Feasibility study of the binary geopolymer as the dredged silt stabilizer

Abstract

With the increasing dredging activities, a large quantity of silt is removed from the bottom of waterbody and dumped on the landfill site, having the potential to cause a number of environmental issues. Given that dredged silt is the soft and weak soil, it is usually stabilized with ordinary Portland cement (OPC) and/or lime for application in construction. However, the production processes of traditional stabilizers are energy intensive and high CO2 emission. In this study, attempts are being made to find an alternative environmentally friendly stabilizer with a low carbon footprint using industrial by-products. Six mixtures were prepared and these mixes can be grouped into two series. Series I includes untreated soil (S), cement stabilized soil (CS), the binary geopolymer (alkali-activated slag-fly ash) stabilized soil (SFS) and the alkali-activated soil (AS). In series II, 18% sand (by the weight of total soil) was added to SFS and AS. The properties of stabilized soils were evaluated via unconfined compressive strength (UCS) test, scanning electron microscopy (SEM) imaging and X-ray diffractometer (XRD) test.
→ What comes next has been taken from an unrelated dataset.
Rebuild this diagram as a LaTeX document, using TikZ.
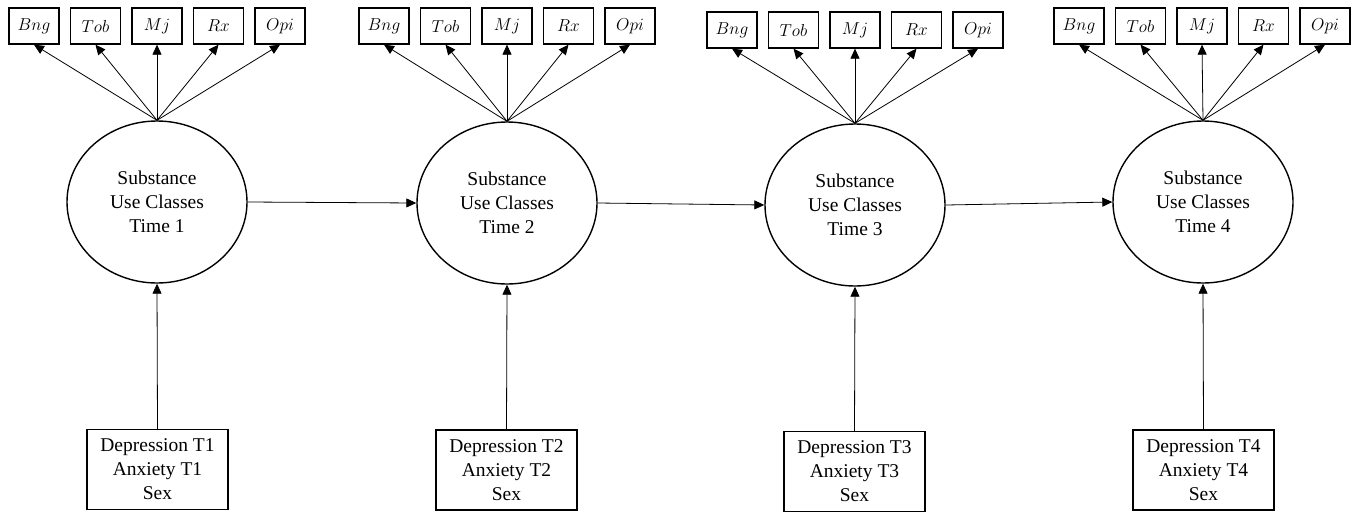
\documentclass[tikz,border=0pt]{standalone}
\usepackage{fontspec}
\setmainfont{Liberation Serif}
\usetikzlibrary{shapes.geometric,arrows.meta}
\tikzset{
  latent/.style={draw, ellipse, line width=1.4pt, minimum width=180pt, minimum height=162pt, inner sep=0pt, align=center, font=\fontsize{19.5}{24}\selectfont},
  indic/.style={draw, rectangle, line width=1.3pt, minimum width=50pt, minimum height=36pt, inner sep=0pt, font=\fontsize{16}{18}\selectfont},
  covbox/.style={draw, rectangle, line width=1.3pt, minimum width=141pt, minimum height=80pt, inner sep=0pt, align=center, font=\fontsize{19.5}{24}\selectfont},
  arr/.style={-{Triangle[length=10pt,width=9pt]}, line width=0.8pt},
}
\begin{document}
\begin{tikzpicture}[x=1pt,y=-1pt]
\useasboundingbox (0,0) rectangle (1360,512);
% latent ellipses
\node[latent] (e1) at (157,202) {Substance\\Use Classes\\Time 1};
\node[latent] (e2) at (507,203) {Substance\\Use Classes\\Time 2};
\node[latent] (e3) at (855,205) {Substance\\Use Classes\\Time 3};
\node[latent] (e4) at (1203,202) {Substance\\Use Classes\\Time 4};
% covariate boxes
\node[covbox] (d1) at (157.5,469.5) {Depression T1\\Anxiety T1\\Sex};
\node[covbox] (d2) at (506.5,470) {Depression T2\\Anxiety T2\\Sex};
\node[covbox] (d3) at (854.5,471.5) {Depression T3\\Anxiety T3\\Sex};
\node[covbox] (d4) at (1203.5,470) {Depression T4\\Anxiety T4\\Sex};
% indicators
\foreach \g/\cx/\cy in {1/157/26, 2/507/26, 3/855/30, 4/1202/26} {
  \node[indic] (bng\g) at (\cx-123,\cy) {$Bng$};
  \node[indic] (tob\g) at (\cx-61.5,\cy) {$Tob$};
  \node[indic] (mj\g)  at (\cx,\cy) {$Mj$};
  \node[indic] (rx\g)  at (\cx+61.5,\cy) {$Rx$};
  \node[indic] (opi\g) at (\cx+123,\cy) {$Opi$};
  \foreach \n in {bng,tob,mj,rx,opi} {
    \draw[arr] (e\g.north) -- (\n\g.south);
  }
  \draw[arr] (d\g.north) -- (e\g.south);
}
% structural paths
\draw[arr] (e1.east) -- (e2.west);
\draw[arr] (e2.east) -- (e3.west);
\draw[arr] (e3.east) -- (e4.west);
\end{tikzpicture}
\end{document}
The results showed the formation of geopolymer gel for both AS and SFS. The formation of sodium alumino silicate hydrate was also detected, which may result in higher strength of SFS, as compared to AS. The strength of SFS is similar to that of CS while the emission CO2-e values of SFS are 76% lower than that of CS, indicates the effectiveness of the binary geopolymer as an effective and green soil stabilizer alternative to OPC.